On the Tenth Day of Christmas, My True Love sent to me, Ten Lords-A-
Leaping, but, just as they came a-leaping up the front steps, they were called back to the 'House of Lords', for an emergency vote. On the same day, My True Love sent to me, yet another Partridge In A Pear Tree, Two More Second-Hand Turtle Doves, Three Frozen Common Market Hens, Four Bees, Five Brass Rings, Six Neutered Geese, Seven Ducks-A-Swimming, Eight Persons Milking, and Nine Ladies Knitting Scarves.
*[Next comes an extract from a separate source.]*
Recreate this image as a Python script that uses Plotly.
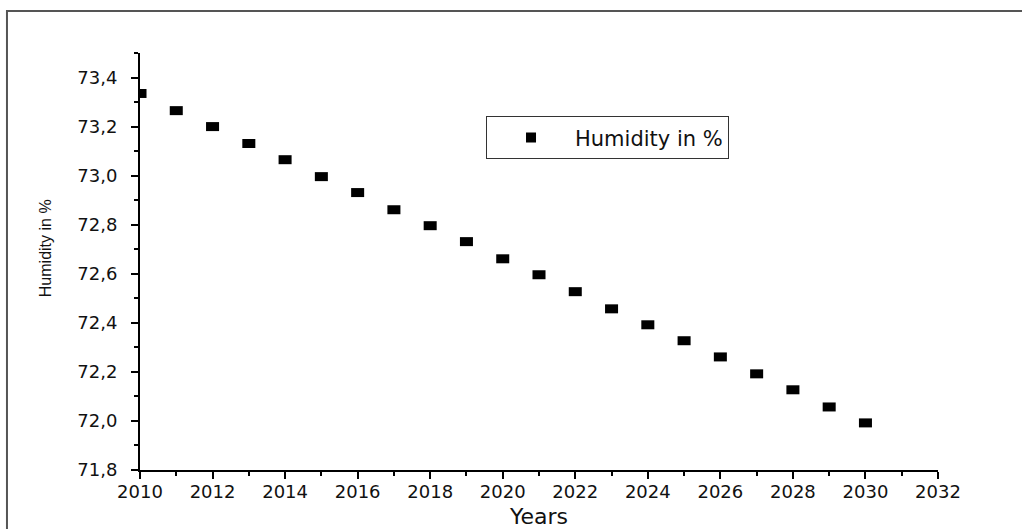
import plotly.graph_objects as go

# Projected relative humidity, one value per year
years = [2010, 2011, 2012, 2013, 2014, 2015, 2016, 2017, 2018, 2019, 2020,
         2021, 2022, 2023, 2024, 2025, 2026, 2027, 2028, 2029, 2030]
humidity = [73.335, 73.265, 73.200, 73.131, 73.065, 72.996, 72.931, 72.861,
            72.796, 72.731, 72.661, 72.596, 72.527, 72.457, 72.392, 72.327,
            72.261, 72.192, 72.127, 72.057, 71.992]

x_ticks = list(range(2010, 2033, 2))
y_ticks = [71.8, 72.0, 72.2, 72.4, 72.6, 72.8, 73.0, 73.2, 73.4]

series_name = "Humidity in %"
x_title = "Years"
y_title = "Humidity in %"

tick_font = dict(family="DejaVu Sans, Arial, sans-serif", size=18, color="#111")

fig = go.Figure()
# Data points: short thick horizontal bars give flat rectangular markers
fig.add_trace(go.Scatter(
    x=years, y=humidity, mode="markers", name=series_name,
    marker=dict(symbol="line-ew", size=9.3, color="black",
                line=dict(color="black", width=9)),
    cliponaxis=True, showlegend=False,
))
# Legend entry (no data of its own)
fig.add_trace(go.Scatter(
    x=[None], y=[None], mode="markers", name=series_name,
    marker=dict(symbol="square", size=10, color="black"),
    showlegend=True,
))

axis_common = dict(
    showline=True, linecolor="black", linewidth=2, mirror=False,
    showgrid=False, zeroline=False, automargin=False,
    ticks="outside", ticklen=7, tickwidth=2, tickcolor="black",
    tickfont=tick_font,
)

fig.update_xaxes(
    range=[2010, 2032], tickvals=x_ticks, ticktext=[str(v) for v in x_ticks],
    minor=dict(dtick=1, ticks="outside", ticklen=4, tickwidth=2, tickcolor="black"),
    ticklabelstandoff=-3,
    title=dict(text=x_title, standoff=23,
               font=dict(family="DejaVu Sans, Arial, sans-serif", size=22, color="#111")),
    **axis_common,
)
fig.update_yaxes(
    range=[71.8, 73.5], tickvals=y_ticks, tickformat=".1f",
    minor=dict(dtick=0.1, ticks="outside", ticklen=4, tickwidth=2, tickcolor="black"),
    ticklabelstandoff=10,
    **axis_common,
)

# Vertical axis title
fig.add_annotation(
    text=y_title, xref="paper", yref="paper", x=-0.119, y=0.532,
    xanchor="center", yanchor="middle", textangle=-90, showarrow=False,
    font=dict(family="Liberation Sans, Arial, sans-serif", size=16, color="#111"),
)

# Outer frame around the whole graph page
fig.add_shape(type="rect", xref="paper", yref="paper",
              x0=-0.1667, x1=1.3, y0=-0.4, y1=1.1007,
              line=dict(color="#555", width=2), fillcolor="rgba(0,0,0,0)",
              layer="below")

fig.update_layout(
    width=1022, height=529,
    margin=dict(l=140, r=84, t=53, b=59, autoexpand=False),
    paper_bgcolor="white", plot_bgcolor="white",
    separators=",.",
    showlegend=True,
    legend=dict(x=0.4336, y=0.848, xanchor="left", yanchor="top",
                bordercolor="#333", borderwidth=1, bgcolor="white",
                itemwidth=78,
                font=dict(family="DejaVu Sans, Arial, sans-serif", size=21, color="#111")),
)

fig.write_html("out.html")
A Council Social Worker, promptly put them all, in a luxury hotel, until a suitable 'Hostel', could be found for them.

On the Eleventh Day of Christmas, My True Love wanted to send to me, Eleven Pipers Piping, but they refused to come. They still had not recovered from Hogmanay, they said, and had no wish to take part in childish songs. So all I got from My True Love was, A Partridge In A Pear Tree, Two Second-Hand Turtle Doves, Three Frozen Common Market Hens, Four Bees, Five Brass Rings, Six Neutered Geese, Seven Ducks-A-Swimming, Eight Persons Milking, Nine Ladies Knitting Scarves, and Ten OBE’s A-Leaping. They found where I had hidden the booze, and by Midnight, the Police had to be called.

And, on the Twelfth Day of Christmas, My True Love, emigrated.